## [WHAT IS BEING ASKED]
The listing below should be printed exactly, every line of it. Skip the pictures.

═════ AVAILABLE DATA

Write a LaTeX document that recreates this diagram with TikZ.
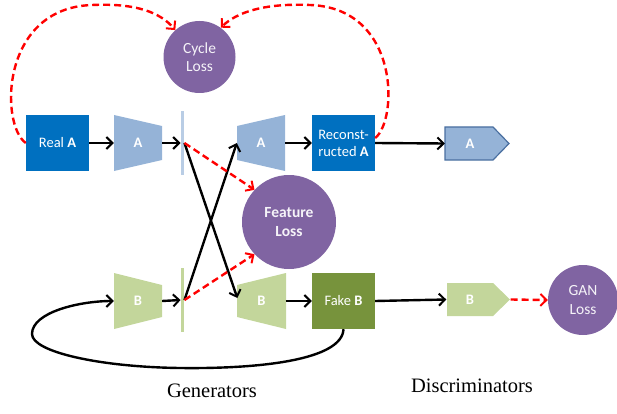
\documentclass[tikz,border=0pt]{standalone}
\usepackage{fontspec}
\setmainfont{Liberation Serif}
\newfontfamily\boxfont{Carlito}
\usetikzlibrary{arrows.meta,calc}
\definecolor{blueA}{HTML}{0070C0}
\definecolor{lblueA}{HTML}{95B3D7}
\definecolor{barblue}{HTML}{B9CDE5}
\definecolor{dblue}{HTML}{4A6FA0}
\definecolor{purp}{HTML}{8064A2}
\definecolor{lgreen}{HTML}{C3D69B}
\definecolor{dgreen}{HTML}{77933C}
\definecolor{lossred}{HTML}{FF0000}
\tikzset{
  sq/.style={rectangle, minimum width=63pt, minimum height=56pt, inner sep=0pt, text=white, align=center, font=\boxfont\fontsize{14.5}{17}\selectfont},
  gen/.style={rectangle, minimum width=48pt, minimum height=56pt, inner sep=0pt, text=white, font=\boxfont\bfseries\fontsize{14.5}{17}\selectfont},
  bar/.style={rectangle, minimum width=3.5pt, minimum height=64pt, inner sep=0pt},
  disc/.style={rectangle, minimum width=64pt, minimum height=33pt, inner sep=0pt},
  dlabel/.style={text=white, font=\boxfont\bfseries\fontsize{14.5}{17}\selectfont},
  loss/.style={circle, fill=purp, inner sep=0pt, text=white!92!purp, align=center, font=\boxfont\fontsize{15.5}{18.5}\selectfont},
  blk/.style={draw=black, line width=2.4pt, -{Straight Barb[length=6pt,width=12pt,line width=2pt]}},
  rdash/.style={draw=lossred, line width=2.4pt, dash pattern=on 7pt off 4pt, -{Straight Barb[length=6pt,width=12pt,line width=2pt]}},
}
\begin{document}
\begin{tikzpicture}[x=1pt,y=-1pt]
\useasboundingbox (0,0) rectangle (617,414);
% shapes of generators and discriminators
\fill[lblueA] (114,115) -- (162,126) -- (162,160) -- (114,171) -- cycle;
\fill[lblueA] (237,126) -- (285,115) -- (285,171) -- (237,160) -- cycle;
\fill[lgreen] (114,273) -- (162,285) -- (162,317) -- (114,329) -- cycle;
\fill[lgreen] (237,285) -- (286,273) -- (286,329) -- (237,317) -- cycle;
\filldraw[fill=lblueA, draw=dblue, line width=1.2pt] (445,127) -- (493,127) -- (509,143.5) -- (493,160) -- (445,160) -- cycle;
\fill[lgreen] (447,283) -- (493,283) -- (510,299.5) -- (493,316) -- (447,316) -- cycle;
% nodes
\node[sq, fill=blueA] (realA) at (57.5,143) {Real \textbf{A}};
\node[gen] (encA) at (138,143) {A};
\node[bar, fill=barblue] (barA) at (182.5,143) {};
\node[gen] (decA) at (261,143) {A};
\node[sq, fill=blueA] (recA) at (343.5,143) {Reconst-\\ructed \textbf{A}};
\node[disc] (discA) at (477,143.5) {};
\node[dlabel] (discAl) at (470,143.5) {A};
\node[loss, minimum size=72pt] (cyc) at (199.5,57) {Cycle\\Loss};
\node[loss, minimum size=94pt, font=\boxfont\bfseries\fontsize{15.5}{18.5}\selectfont] (feat) at (289,222) {Feature\\Loss};
\node[gen] (encB) at (138,301) {B};
\node[bar, fill=lgreen] (barB) at (182.5,300) {};
\node[gen] (decB) at (261.5,301) {B};
\node[sq, fill=dgreen] (fakeB) at (343.5,301) {Fake \textbf{B}};
\node[disc] (discB) at (478.5,299.5) {};
\node[dlabel] (discBl) at (470,299.5) {B};
\node[loss, minimum size=70pt] (gan) at (583,300) {GAN\\Loss};
\node[font=\fontsize{20.5}{24}\selectfont] (genl) at (212,391) {Generators};
\node[font=\fontsize{20.5}{24}\selectfont] (discl) at (472,386) {Discriminators};
% black connectors
\draw[blk] (realA.east) -- (encA.west);
\draw[blk] (encA.east) -- (barA.west);
\draw[blk] (decA.east) -- (recA.west);
\draw[blk] (recA.east) -- (discA.west);
\draw[blk] (encB.east) -- (barB.west);
\draw[blk] (decB.east) -- (fakeB.west);
\draw[blk] (fakeB.east) -- (discB.west);
\draw[blk] (barA.east) -- ($(decB.west)+(0,-3)$);
\draw[blk] (barB.east) -- (decA.west);
\draw[blk] (fakeB.south) .. controls (342,360) and (260,369) .. (180,368)
  .. controls (100,367) and (32,352) .. (32,334)
  .. controls (32,312) and (80,301) .. (encB.west);
% red dashed connectors
\draw[rdash] (barA.east) -- (feat.137);
\draw[rdash] (barB.east) -- (feat.223);
\draw[rdash] (discB.east) -- (gan.west);
\draw[rdash] (realA.west) .. controls (0,125) and (0,8) .. (92,5)
  .. controls (135,3) and (160,12) .. (cyc.132);
\draw[rdash] ($(recA.east)+(0,-5)$) .. controls (398,120) and (400,8) .. (310,5)
  .. controls (265,3) and (237,12) .. (cyc.54);
\end{tikzpicture}
\end{document}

══════════

## [SOLUTION TO THIS TASK]
Write a LaTeX document that recreates this diagram with TikZ.
\documentclass[tikz,border=0pt]{standalone}
\usepackage{fontspec}
\setmainfont{Liberation Serif}
\newfontfamily\boxfont{Carlito}
\usetikzlibrary{arrows.meta,calc}
\definecolor{blueA}{HTML}{0070C0}
\definecolor{lblueA}{HTML}{95B3D7}
\definecolor{barblue}{HTML}{B9CDE5}
\definecolor{dblue}{HTML}{4A6FA0}
\definecolor{purp}{HTML}{8064A2}
\definecolor{lgreen}{HTML}{C3D69B}
\definecolor{dgreen}{HTML}{77933C}
\definecolor{lossred}{HTML}{FF0000}
\tikzset{
  sq/.style={rectangle, minimum width=63pt, minimum height=56pt, inner sep=0pt, text=white, align=center, font=\boxfont\fontsize{14.5}{17}\selectfont},
  gen/.style={rectangle, minimum width=48pt, minimum height=56pt, inner sep=0pt, text=white, font=\boxfont\bfseries\fontsize{14.5}{17}\selectfont},
  bar/.style={rectangle, minimum width=3.5pt, minimum height=64pt, inner sep=0pt},
  disc/.style={rectangle, minimum width=64pt, minimum height=33pt, inner sep=0pt},
  dlabel/.style={text=white, font=\boxfont\bfseries\fontsize{14.5}{17}\selectfont},
  loss/.style={circle, fill=purp, inner sep=0pt, text=white!92!purp, align=center, font=\boxfont\fontsize{15.5}{18.5}\selectfont},
  blk/.style={draw=black, line width=2.4pt, -{Straight Barb[length=6pt,width=12pt,line width=2pt]}},
  rdash/.style={draw=lossred, line width=2.4pt, dash pattern=on 7pt off 4pt, -{Straight Barb[length=6pt,width=12pt,line width=2pt]}},
}
\begin{document}
\begin{tikzpicture}[x=1pt,y=-1pt]
\useasboundingbox (0,0) rectangle (617,414);
% shapes of generators and discriminators
\fill[lblueA] (114,115) -- (162,126) -- (162,160) -- (114,171) -- cycle;
\fill[lblueA] (237,126) -- (285,115) -- (285,171) -- (237,160) -- cycle;
\fill[lgreen] (114,273) -- (162,285) -- (162,317) -- (114,329) -- cycle;
\fill[lgreen] (237,285) -- (286,273) -- (286,329) -- (237,317) -- cycle;
\filldraw[fill=lblueA, draw=dblue, line width=1.2pt] (445,127) -- (493,127) -- (509,143.5) -- (493,160) -- (445,160) -- cycle;
\fill[lgreen] (447,283) -- (493,283) -- (510,299.5) -- (493,316) -- (447,316) -- cycle;
% nodes
\node[sq, fill=blueA] (realA) at (57.5,143) {Real \textbf{A}};
\node[gen] (encA) at (138,143) {A};
\node[bar, fill=barblue] (barA) at (182.5,143) {};
\node[gen] (decA) at (261,143) {A};
\node[sq, fill=blueA] (recA) at (343.5,143) {Reconst-\\ructed \textbf{A}};
\node[disc] (discA) at (477,143.5) {};
\node[dlabel] (discAl) at (470,143.5) {A};
\node[loss, minimum size=72pt] (cyc) at (199.5,57) {Cycle\\Loss};
\node[loss, minimum size=94pt, font=\boxfont\bfseries\fontsize{15.5}{18.5}\selectfont] (feat) at (289,222) {Feature\\Loss};
\node[gen] (encB) at (138,301) {B};
\node[bar, fill=lgreen] (barB) at (182.5,300) {};
\node[gen] (decB) at (261.5,301) {B};
\node[sq, fill=dgreen] (fakeB) at (343.5,301) {Fake \textbf{B}};
\node[disc] (discB) at (478.5,299.5) {};
\node[dlabel] (discBl) at (470,299.5) {B};
\node[loss, minimum size=70pt] (gan) at (583,300) {GAN\\Loss};
\node[font=\fontsize{20.5}{24}\selectfont] (genl) at (212,391) {Generators};
\node[font=\fontsize{20.5}{24}\selectfont] (discl) at (472,386) {Discriminators};
% black connectors
\draw[blk] (realA.east) -- (encA.west);
\draw[blk] (encA.east) -- (barA.west);
\draw[blk] (decA.east) -- (recA.west);
\draw[blk] (recA.east) -- (discA.west);
\draw[blk] (encB.east) -- (barB.west);
\draw[blk] (decB.east) -- (fakeB.west);
\draw[blk] (fakeB.east) -- (discB.west);
\draw[blk] (barA.east) -- ($(decB.west)+(0,-3)$);
\draw[blk] (barB.east) -- (decA.west);
\draw[blk] (fakeB.south) .. controls (342,360) and (260,369) .. (180,368)
  .. controls (100,367) and (32,352) .. (32,334)
  .. controls (32,312) and (80,301) .. (encB.west);
% red dashed connectors
\draw[rdash] (barA.east) -- (feat.137);
\draw[rdash] (barB.east) -- (feat.223);
\draw[rdash] (discB.east) -- (gan.west);
\draw[rdash] (realA.west) .. controls (0,125) and (0,8) .. (92,5)
  .. controls (135,3) and (160,12) .. (cyc.132);
\draw[rdash] ($(recA.east)+(0,-5)$) .. controls (398,120) and (400,8) .. (310,5)
  .. controls (265,3) and (237,12) .. (cyc.54);
\end{tikzpicture}
\end{document}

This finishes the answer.